Os cancelamentos “por ordem do proprietário” estão há anos na mira das preocupações da Valorcar e da associação ambientalista Quercus. Na prática, argumentam ambas as organizações, qualquer um pode dizer ao IMT que não circula mais com o carro na via pública e arriscar entregar o veículo a um sucateiro ilegal. Ou então pode utilizar este expediente para cancelar matrículas de automóveis que já foram destruídos ilegalmente – evitando assim o pagamento por tempo indeterminado do Imposto Único de Circulação, que recai sobre a posse do veículo.

Apenas uma fiscalização eficaz – difícil devido aos números envolvidos – poderá evitar tais situações. “Um cancelamento ‘por ordem do proprietário’ pode significar não se ter entregue o automóvel nos locais certos”, afirma Ricardo Furtado, director-geral da Valorcar.

O IMT tem um entendimento diferente. “O cancelamento da matrícula por ordem do proprietário corresponde às situações em que este, por motivos diversos, não tem interesse na circulação normal do veículo, sem que contudo tal facto corresponda a um veículo em fim de vida”, defende a instituição, em respostas escritas ao PÚBLICO. Ou seja, nunca seria, nestes casos, necessário o certificado de destruição. “Trata-se na prática de uma suspensão temporária da matrícula”.

Segundo as alterações ao Código da Estrada, em vigor desde Janeiro passado, os carros abrangidos nestas situações são os que passam “a ter utilização exclusiva em provas desportivas ou em recintos privados não abertos à circulação”. O proprietário tem de apresentar um requerimento, dizendo onde está o automóvel.

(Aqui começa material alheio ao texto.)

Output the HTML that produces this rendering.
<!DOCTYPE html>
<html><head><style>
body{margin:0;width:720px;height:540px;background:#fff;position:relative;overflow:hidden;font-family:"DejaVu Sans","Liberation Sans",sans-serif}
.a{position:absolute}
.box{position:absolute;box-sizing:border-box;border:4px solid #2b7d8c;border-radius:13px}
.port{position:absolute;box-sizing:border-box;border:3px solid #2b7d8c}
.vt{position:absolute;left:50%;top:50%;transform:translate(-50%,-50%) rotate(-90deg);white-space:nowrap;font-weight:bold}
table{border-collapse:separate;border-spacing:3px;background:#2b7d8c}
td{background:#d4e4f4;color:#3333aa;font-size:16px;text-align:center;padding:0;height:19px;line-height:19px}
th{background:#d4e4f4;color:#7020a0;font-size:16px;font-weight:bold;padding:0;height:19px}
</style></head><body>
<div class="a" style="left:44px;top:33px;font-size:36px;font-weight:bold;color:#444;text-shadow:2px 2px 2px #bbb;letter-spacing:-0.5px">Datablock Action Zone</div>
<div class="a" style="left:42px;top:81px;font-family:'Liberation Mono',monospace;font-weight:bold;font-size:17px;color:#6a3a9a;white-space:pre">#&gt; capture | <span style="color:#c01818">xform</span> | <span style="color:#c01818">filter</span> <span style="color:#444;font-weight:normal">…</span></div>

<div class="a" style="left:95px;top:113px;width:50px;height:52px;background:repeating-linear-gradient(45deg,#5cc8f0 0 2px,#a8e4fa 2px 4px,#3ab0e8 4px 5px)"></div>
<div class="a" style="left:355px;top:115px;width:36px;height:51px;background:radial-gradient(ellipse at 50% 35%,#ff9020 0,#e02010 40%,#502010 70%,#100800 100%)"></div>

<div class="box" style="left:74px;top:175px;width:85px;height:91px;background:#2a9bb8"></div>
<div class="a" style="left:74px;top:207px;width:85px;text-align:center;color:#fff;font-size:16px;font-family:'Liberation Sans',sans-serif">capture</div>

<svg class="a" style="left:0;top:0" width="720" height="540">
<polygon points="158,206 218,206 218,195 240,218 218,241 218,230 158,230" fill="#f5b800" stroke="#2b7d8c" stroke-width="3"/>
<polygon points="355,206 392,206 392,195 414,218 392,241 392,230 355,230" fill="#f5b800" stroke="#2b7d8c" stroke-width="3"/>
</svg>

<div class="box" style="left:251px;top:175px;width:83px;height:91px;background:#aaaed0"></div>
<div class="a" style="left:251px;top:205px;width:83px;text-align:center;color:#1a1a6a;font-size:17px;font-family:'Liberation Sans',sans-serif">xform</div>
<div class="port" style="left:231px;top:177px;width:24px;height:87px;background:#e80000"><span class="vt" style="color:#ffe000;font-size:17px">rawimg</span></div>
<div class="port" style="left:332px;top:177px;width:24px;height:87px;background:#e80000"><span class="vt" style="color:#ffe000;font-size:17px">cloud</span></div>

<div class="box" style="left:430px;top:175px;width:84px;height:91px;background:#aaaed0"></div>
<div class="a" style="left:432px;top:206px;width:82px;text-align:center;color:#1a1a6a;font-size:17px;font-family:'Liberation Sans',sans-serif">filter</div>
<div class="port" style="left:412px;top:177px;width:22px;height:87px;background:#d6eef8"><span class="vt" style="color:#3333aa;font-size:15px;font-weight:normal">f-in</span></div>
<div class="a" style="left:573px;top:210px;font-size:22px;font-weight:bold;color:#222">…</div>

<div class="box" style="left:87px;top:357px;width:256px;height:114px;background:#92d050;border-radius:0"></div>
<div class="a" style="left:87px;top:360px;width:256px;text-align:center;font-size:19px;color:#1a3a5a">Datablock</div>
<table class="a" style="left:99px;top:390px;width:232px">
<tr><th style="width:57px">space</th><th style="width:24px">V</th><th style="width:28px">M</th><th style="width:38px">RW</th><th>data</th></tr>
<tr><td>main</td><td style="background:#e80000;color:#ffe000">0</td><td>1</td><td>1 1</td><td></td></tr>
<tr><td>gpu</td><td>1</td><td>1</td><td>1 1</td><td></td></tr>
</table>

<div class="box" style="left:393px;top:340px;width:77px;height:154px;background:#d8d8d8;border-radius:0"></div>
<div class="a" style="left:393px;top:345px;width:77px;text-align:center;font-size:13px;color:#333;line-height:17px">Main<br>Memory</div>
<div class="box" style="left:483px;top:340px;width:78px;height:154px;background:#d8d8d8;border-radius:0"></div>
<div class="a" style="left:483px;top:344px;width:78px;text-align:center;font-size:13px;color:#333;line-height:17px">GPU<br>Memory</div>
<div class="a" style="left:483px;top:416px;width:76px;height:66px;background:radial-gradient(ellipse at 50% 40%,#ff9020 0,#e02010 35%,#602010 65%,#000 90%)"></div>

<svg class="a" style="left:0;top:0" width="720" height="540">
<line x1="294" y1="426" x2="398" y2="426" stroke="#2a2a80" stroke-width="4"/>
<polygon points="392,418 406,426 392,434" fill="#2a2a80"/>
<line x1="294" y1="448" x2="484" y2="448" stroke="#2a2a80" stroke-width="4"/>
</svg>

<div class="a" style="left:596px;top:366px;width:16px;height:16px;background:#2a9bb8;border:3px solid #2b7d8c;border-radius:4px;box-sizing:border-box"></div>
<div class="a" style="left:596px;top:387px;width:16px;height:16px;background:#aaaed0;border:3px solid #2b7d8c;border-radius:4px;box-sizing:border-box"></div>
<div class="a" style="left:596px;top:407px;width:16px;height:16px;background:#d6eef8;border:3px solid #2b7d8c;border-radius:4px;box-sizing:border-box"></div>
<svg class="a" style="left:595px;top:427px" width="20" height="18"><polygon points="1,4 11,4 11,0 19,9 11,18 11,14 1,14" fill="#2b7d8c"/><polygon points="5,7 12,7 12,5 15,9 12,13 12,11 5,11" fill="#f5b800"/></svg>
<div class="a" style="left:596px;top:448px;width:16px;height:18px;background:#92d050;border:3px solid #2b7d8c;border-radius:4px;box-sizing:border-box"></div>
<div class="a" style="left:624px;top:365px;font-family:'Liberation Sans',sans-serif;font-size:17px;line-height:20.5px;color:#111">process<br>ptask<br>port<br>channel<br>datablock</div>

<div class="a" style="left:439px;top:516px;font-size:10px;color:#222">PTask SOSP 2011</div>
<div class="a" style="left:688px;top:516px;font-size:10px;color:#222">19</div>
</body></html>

Segundo o IMT, nunca foi detectada uma falsa declaração.

A Quercus já tinha apresentado, há dois anos, uma queixa à Comissão Europeia, por entender que o Código da Estrada violava a directiva dos veículos em fim-de-vida – havendo, no país, duas legislações conflituantes nesta matéria. Quando a revisão do código foi discutida, em 2013, a associação ambientalista e a Valorcar sugeriram a eliminação daquelas situações.

A Agência Portuguesa do Ambiente também sugeriu que fosse feita uma referência específica à necessidade do certificado de destruição no Código da Estrada. Esta referência foi incluída, mas o código manteve todos outros casos em que a anulação das matrículas já era possível.

“Houve uma oportunidade de ouro para se corrigir o problema”, afirma Pedro Carteiro, da Quercus. “Contudo, a nova lei voltou a permitir ‘alçapões’ que deveriam cobrir só situações de excepção, mas continuam a ser utilizados abusivamente para cancelamentos de matrículas”.

O número de veículos em fim-de-vida abatidos legalmente na rede da Valorcar atingiu um pico em 2008, com 88 mil unidades. Caiu nos anos seguintes, devido à crise económica. E sofreu uma descida mais acentuada em 2011, quando terminou o incentivo ao abate de carros velhos – um desconto nos Imposto sobre Veículos, na compra de um automóvel novo.

Apesar de uma pequena recuperação, em 2013 o número total ficou 34% abaixo do pico de 2008.

A reintrodução do incentivo ao abate de veículos em fim-de-vida é uma das propostas para a fiscalidade verde entregues ao Governo este mês por uma comissão de peritos.